Refinance Loan Appraisals. For appraisals performed for refinance transactions, I suggest that the appraiser who wants to further reduce the risk of a borrower claim develop a routine procedure of providing the borrower with a standard form on the appraiser’s letterhead informing the borrower of certain key matters or, even more ideally, develop a very short questionnaire for borrowers to fill out while the appraiser is conducting his or her inspection and have the homeowner sign the questionnaire. This strategy works with refinance appraisals because the borrower is typically present for the appraiser’s inspection.

Some possible language for the appraiser’s information sheet to the borrower is:


I have been hired to appraise your property for the lender. Even though you may pay an appraisal fee or later receive a copy, the appraisal report that I will prepare is for the lender’s use only. You should not use or rely on my appraisal for your own purposes. If you require an appraisal for your own use or are concerned about your property’s value or any conditions which may affect your property, you may engage an independent appraiser of your own choosing. The Appraisal Institute, the National Association of Independent Fee Appraisers, and the American Society of Appraisers [other resources can be named] are professional appraiser organizations and have on-line resources to help find an independent appraiser in this area. Because of my duties under the Uniform Standards of Professional Appraisal Practice and other regulations and guidelines, I cannot speak with you about the results of my appraisal assignment. If you later have any questions or comments regarding my appraisal you should contact the lender. Thank you.

The appraiser can adjust or tailor this language to fit the appraiser’s own practice. If language like this is used in an appraisal information sheet, the appraiser should try to be consistent in following that practice with every refinance appraisal and keep a copy in the work file with a notation that the appraiser delivered it at the time of the appraisal. An even stronger approach might be to include the language in a short questionnaire filled out by the borrower with a few “easy” questions like “has the property been listed for sale in the last 12 months” or “have any additions been made to the property without building permits?” The advantage to this approach is that the appraiser will then have a document signed by the borrower indicating the borrower’s receipt and also have another source of backup in his or her file (though the borrower’s responses should not be relied on exclusively). In the near future, we may have a proposed questionnaire.

Purchase Loan Appraisals. The challenges are greater in developing a similar approach with appraisals for purchase loans. Here, the appraiser typically does not meet the borrower and I do not suggest that the appraiser separately send or make contact with the borrower. To do so only invites misunderstanding and miscommunication. Thus, the appraiser is limited to language contained in the report itself (including addenda) and to any extra attachments. Finally, the appraiser is challenged by the fact that AMCs or lenders may oppose the appraiser’s attempt to include non-standard language or extra attachments.

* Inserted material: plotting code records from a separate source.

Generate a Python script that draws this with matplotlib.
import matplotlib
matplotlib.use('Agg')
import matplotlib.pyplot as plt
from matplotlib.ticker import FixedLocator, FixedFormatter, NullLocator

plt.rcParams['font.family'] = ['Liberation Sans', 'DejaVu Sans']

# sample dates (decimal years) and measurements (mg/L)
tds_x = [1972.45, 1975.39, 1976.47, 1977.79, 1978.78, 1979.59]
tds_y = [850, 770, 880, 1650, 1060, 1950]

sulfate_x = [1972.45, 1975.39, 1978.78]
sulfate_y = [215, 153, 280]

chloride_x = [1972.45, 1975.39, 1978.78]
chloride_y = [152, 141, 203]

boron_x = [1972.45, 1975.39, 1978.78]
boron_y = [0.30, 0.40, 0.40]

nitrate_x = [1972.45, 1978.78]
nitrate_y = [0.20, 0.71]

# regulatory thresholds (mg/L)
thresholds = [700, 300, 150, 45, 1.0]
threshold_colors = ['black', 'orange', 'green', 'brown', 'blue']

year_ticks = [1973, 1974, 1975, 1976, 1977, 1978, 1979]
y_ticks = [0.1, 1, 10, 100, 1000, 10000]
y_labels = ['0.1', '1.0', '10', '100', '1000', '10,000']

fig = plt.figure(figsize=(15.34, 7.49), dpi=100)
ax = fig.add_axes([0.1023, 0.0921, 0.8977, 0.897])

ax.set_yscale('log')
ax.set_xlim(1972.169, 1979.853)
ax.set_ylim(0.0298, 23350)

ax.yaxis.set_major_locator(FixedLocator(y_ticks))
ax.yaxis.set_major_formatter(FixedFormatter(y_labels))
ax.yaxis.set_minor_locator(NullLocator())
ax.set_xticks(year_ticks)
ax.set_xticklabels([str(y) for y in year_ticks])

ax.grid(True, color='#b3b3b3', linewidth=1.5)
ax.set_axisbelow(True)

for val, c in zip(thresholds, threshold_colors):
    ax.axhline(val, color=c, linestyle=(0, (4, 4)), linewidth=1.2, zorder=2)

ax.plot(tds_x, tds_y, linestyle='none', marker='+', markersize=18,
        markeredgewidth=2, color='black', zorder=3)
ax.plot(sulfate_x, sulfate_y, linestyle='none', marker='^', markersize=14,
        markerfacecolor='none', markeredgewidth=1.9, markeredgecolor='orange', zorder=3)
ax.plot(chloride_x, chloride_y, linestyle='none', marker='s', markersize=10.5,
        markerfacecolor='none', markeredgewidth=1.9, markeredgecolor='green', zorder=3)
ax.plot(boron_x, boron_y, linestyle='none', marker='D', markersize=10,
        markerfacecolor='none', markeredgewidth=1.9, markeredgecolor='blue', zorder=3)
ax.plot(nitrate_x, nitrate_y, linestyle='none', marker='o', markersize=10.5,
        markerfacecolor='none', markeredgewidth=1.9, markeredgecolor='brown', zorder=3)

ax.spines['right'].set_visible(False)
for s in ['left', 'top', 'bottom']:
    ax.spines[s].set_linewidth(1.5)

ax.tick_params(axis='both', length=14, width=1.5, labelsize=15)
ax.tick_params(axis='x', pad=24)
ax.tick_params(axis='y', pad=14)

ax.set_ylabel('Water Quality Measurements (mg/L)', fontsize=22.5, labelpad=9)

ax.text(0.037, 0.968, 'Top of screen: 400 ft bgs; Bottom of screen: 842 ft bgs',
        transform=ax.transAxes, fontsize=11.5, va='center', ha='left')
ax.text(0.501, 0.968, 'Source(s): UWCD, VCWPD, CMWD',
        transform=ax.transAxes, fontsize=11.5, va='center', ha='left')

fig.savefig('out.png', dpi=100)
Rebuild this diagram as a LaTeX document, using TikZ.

I do not suggest that the language of the above advisory be incorporated into the report itself or into any formal addendum that is part of the appraisal report. Fannie Mae and certain lenders would likely object to this. Instead, I suggest that appraisers seek to include similar language as a separate attachment to the appraisal report in the same way that an appraiser may attach his or her license or resume. It may be entitled “Appraisal Information for Borrower” and printed on plain paper and attached at the end. Some lenders and AMCs may object and ask the appraiser to remove it – the appraiser can adjust his or her practices in view of such business realities and try to keep the page in reports for other clients. A few lenders and AMCs may even remove it from the report themselves, but that will not decrease its effectiveness entirely. If the appraiser has a record in the work file of transmitting it with his or her report, that information will be strong evidence that the appraiser had no intention or expectation that the borrower would rely on his or her report.